Planning on buying a new home or investment property? With a range of different loans out there, it’s important to understand what you’re getting yourself into with variable or fixed interest rate loans. Both have their pros and con’s. At Humble Finance Brokers, we’re experts at finding you the perfect loan that is best aligned with your financial goals. Let’s take a look…
Variable Home Loans
Variable interest rate loans fluctuate during the course of the repayment cycle. The interest charged on the outstanding balance is often based on what the underlying benchmark is at the time, which is known as the Federal Funds Rate (FDR). As the market changes, well, so does your loan.
As the borrower, a variable rate loan works well if interest rates are low and continue to fall – this means your loan repayments decrease also. However, if interest rates increase, borrowers who have a variable loan will inevitably pay more with each repayment cycle. Depending on your personal situation, you can access a variety of variable interest rates to suit your needs, including payments that are combined with principal and interest.
Benefits of a Variable Rate Loan:
- When interest rates fall, you can expect lower repayments
- Variable loans are usually lower compared to a fixed rate loan
- You can find a range of great introductory rates on variable loan packages
What’s not so good about a variable loan?
- When interest rates rise, loan repayments increase
- It can become harder to manage cashflow due to the unknown market rate changes
- Borrowers can have difficulty meeting repayments if overcapitalized
At Humble we have access to over 40 of Australia’s leading lenders and are experts at finding our clients the best value variable loans for your individual needs. Many lenders now have different rates, discounts and borrowing criteria and it can be a challenge to navigate the home loan maze yourself, so let Humble Finance Brokers do it for you.
FIXED HOME LOANS
A fixed interest rate loan is a loan that doesn’t change for the life of the loan. If market rates rise, you have peace of mind knowing that your repayments will remain the same. Some of the factors that need to be considered when taking out a fixed loan for a specific term will include things such as the current market climate, duration of the loan and interest rate trends.

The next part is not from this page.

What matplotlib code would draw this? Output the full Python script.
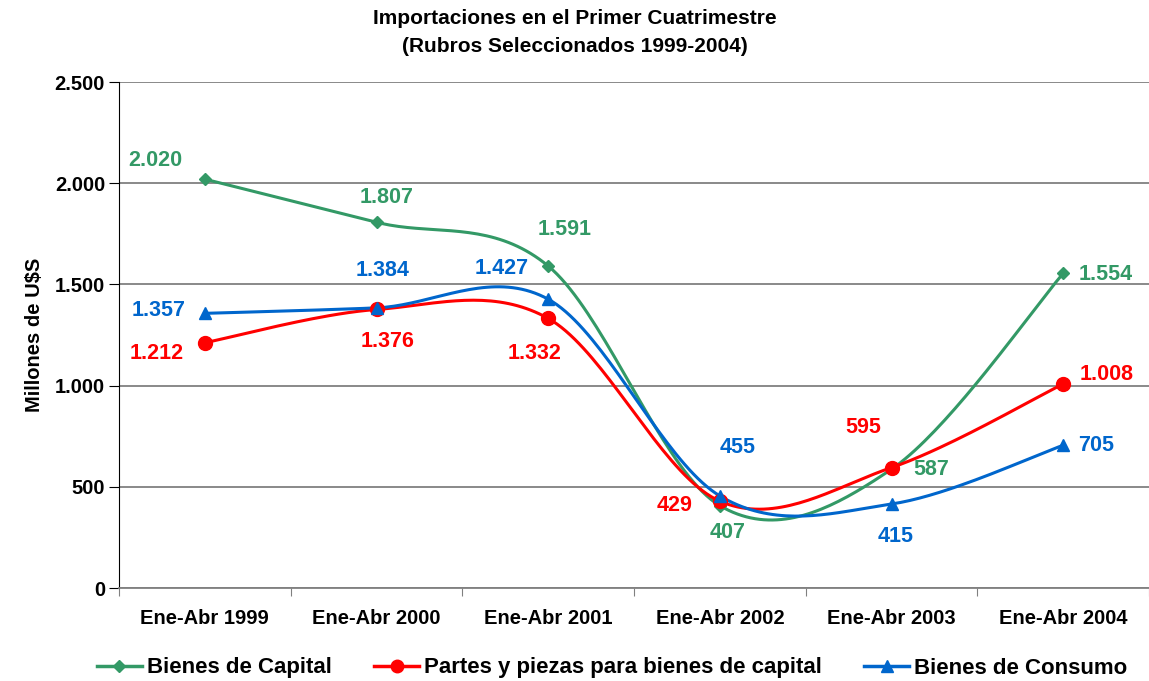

If you’re aware of interest rates rising in the future, it may be best to lock in a fixed rate at the lower rate to safeguard you from repayment increases. If you’re stuck with a fixed rate that is higher than the current variable rate, unfortunately you won’t be able to break the loan until your fixed term ends. If you choose to break your fixed loan before the end date, fees will apply according to each lender’s borrowing criteria.
Benefits of a Fixed Rate Loan:
- Enjoy the same repayments for the duration of the loan term
- No matter how many market fluctuations there are, it will not impact your loan repayments
- You have the flexibility to choose a loan term that suits your needs such as 1, 3, 5 or 10 year fixed rate loans.
What’s not so good about a fixed loan?
- Contract terms are more rigid with fixed rate loans with less room to move
- Fixed rates stay the same even when interest rates fall below market rates
- Fixed rate loans tend to cost you more over the life of the loan compared variable rate loans.
In closing, which one is best for you – A Fixed or Variable Rate Loan?
At Humble Finance Brokers, we can help determine which loan is best for you based on your individual situation. We’ll look at things like your cash flow, repayment capacity and perhaps consider a loan that combines both a variable and fixed rate option. We take pride in understanding your financial goals and helping you achieve your property dreams faster.